- _Source material_
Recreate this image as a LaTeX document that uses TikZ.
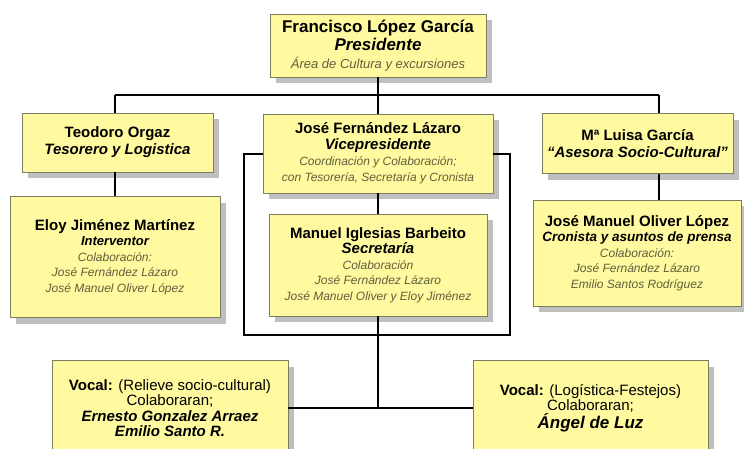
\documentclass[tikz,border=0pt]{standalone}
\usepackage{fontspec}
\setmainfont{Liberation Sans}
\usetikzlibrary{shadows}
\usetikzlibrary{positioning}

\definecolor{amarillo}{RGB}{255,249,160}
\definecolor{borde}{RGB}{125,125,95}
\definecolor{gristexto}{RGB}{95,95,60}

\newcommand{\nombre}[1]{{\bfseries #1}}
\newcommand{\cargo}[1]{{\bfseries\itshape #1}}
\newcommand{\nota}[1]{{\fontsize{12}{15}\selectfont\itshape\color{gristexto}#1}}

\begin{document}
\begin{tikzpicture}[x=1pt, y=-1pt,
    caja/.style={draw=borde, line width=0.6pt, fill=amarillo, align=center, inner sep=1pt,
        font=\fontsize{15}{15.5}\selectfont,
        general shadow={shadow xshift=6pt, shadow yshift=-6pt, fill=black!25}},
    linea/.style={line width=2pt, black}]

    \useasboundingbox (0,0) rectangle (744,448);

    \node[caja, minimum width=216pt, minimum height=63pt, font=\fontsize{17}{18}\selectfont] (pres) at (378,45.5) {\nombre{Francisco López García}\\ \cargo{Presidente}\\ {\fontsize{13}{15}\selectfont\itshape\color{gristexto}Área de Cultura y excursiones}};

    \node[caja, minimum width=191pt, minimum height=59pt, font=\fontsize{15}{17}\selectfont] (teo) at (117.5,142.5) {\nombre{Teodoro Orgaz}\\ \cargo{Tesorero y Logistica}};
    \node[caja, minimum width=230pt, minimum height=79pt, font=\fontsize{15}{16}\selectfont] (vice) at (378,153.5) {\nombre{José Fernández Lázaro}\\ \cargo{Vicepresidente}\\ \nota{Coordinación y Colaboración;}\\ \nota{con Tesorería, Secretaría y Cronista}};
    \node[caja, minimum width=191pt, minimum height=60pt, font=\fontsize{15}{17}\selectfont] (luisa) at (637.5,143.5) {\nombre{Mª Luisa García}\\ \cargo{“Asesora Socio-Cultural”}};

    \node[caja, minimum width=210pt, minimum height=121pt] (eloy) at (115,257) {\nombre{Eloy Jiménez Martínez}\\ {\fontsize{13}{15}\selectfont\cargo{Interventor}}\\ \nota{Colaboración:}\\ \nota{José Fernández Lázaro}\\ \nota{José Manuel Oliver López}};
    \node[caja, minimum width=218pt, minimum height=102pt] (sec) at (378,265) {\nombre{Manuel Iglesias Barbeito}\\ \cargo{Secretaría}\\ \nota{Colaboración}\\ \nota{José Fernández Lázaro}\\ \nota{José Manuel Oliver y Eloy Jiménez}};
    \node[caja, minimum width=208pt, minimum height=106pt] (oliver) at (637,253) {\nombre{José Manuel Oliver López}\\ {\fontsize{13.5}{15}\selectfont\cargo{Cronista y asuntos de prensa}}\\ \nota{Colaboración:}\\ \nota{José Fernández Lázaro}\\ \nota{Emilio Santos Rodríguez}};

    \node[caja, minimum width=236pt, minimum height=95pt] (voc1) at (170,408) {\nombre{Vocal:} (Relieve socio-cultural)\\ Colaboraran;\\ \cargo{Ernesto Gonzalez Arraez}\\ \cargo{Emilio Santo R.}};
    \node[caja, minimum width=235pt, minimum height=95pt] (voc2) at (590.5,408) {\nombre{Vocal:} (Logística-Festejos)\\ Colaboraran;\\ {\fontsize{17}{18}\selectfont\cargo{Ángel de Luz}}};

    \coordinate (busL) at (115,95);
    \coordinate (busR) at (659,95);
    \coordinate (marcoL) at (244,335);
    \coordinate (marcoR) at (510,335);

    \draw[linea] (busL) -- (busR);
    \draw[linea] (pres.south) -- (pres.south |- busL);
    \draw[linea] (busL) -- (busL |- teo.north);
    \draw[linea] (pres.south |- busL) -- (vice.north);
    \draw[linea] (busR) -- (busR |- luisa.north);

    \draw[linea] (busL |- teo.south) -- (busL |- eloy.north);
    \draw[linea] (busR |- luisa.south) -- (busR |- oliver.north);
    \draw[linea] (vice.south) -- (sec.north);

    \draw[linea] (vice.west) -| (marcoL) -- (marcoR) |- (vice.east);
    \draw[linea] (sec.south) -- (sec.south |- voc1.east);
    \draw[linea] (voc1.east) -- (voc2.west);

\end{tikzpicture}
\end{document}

- _Exercise details_
Leave out the pictures, then repeat the listing above exactly from its first line to the line with "(0,0) rectangle (744,448);", inclusive.

- _Output for this task_
Recreate this image as a LaTeX document that uses TikZ.
\documentclass[tikz,border=0pt]{standalone}
\usepackage{fontspec}
\setmainfont{Liberation Sans}
\usetikzlibrary{shadows}
\usetikzlibrary{positioning}

\definecolor{amarillo}{RGB}{255,249,160}
\definecolor{borde}{RGB}{125,125,95}
\definecolor{gristexto}{RGB}{95,95,60}

\newcommand{\nombre}[1]{{\bfseries #1}}
\newcommand{\cargo}[1]{{\bfseries\itshape #1}}
\newcommand{\nota}[1]{{\fontsize{12}{15}\selectfont\itshape\color{gristexto}#1}}

\begin{document}
\begin{tikzpicture}[x=1pt, y=-1pt,
    caja/.style={draw=borde, line width=0.6pt, fill=amarillo, align=center, inner sep=1pt,
        font=\fontsize{15}{15.5}\selectfont,
        general shadow={shadow xshift=6pt, shadow yshift=-6pt, fill=black!25}},
    linea/.style={line width=2pt, black}]

    \useasboundingbox (0,0) rectangle (744,448);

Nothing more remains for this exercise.